- Mount Teneriffe Location within Shire of Strathbogie

Highest point
- Elevation: 444 m (1,457 ft)AHD
- Coordinates: 36°50′50″S 145°23′16″E﻿ / ﻿36.847278°S 145.387742°E

Geography
- Location: Victoria, Australia
- Parent range: Strathbogie Ranges

Geology
- Rock age: Late Devonian 362 million years
- Mountain type: Strathbogie Granodiorite

= Mount Teneriffe (Australia) =

Mountain in Victoria, Australia

Mount Teneriffe in central Victoria, Australia, is a distinctive granite formation, 444 m above sea level (200m above plain level). It takes its name from the island of Tenerife in Spain.

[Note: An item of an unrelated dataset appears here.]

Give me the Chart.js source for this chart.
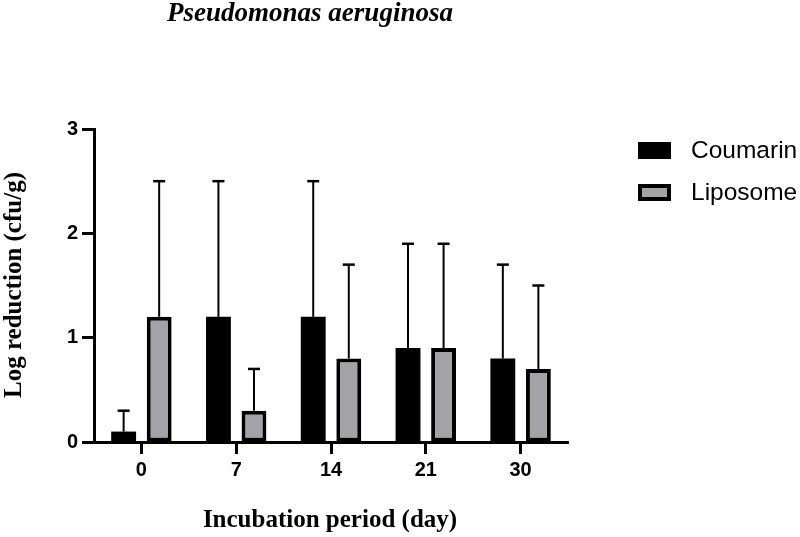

Most of the area is within a nature conservation reserve with impressive granite outcrops at the foot of the mountain. Mount Teneriffe is one of the outliers of the Strathbogie Ranges formed from uplifted Devonian granite, the erosion of which has filled in the once deep valleys and basins of the Upper Goulburn, the Murray Valley and the Victorian Riverina with sediment. The hill is lightly timbered with scattered small trees on the summit. The site is accessed from Alexanderson Rd and then Jefferies Rd and Oak Valley Rd.

Some rock-climbing crags are present on the north west face, including Sparrow Slabs, Castle Rock, Eagle Rock, and Vertigo Block. Mt. Teneriffe was the site of the 1983 Australian Rogaining Championships.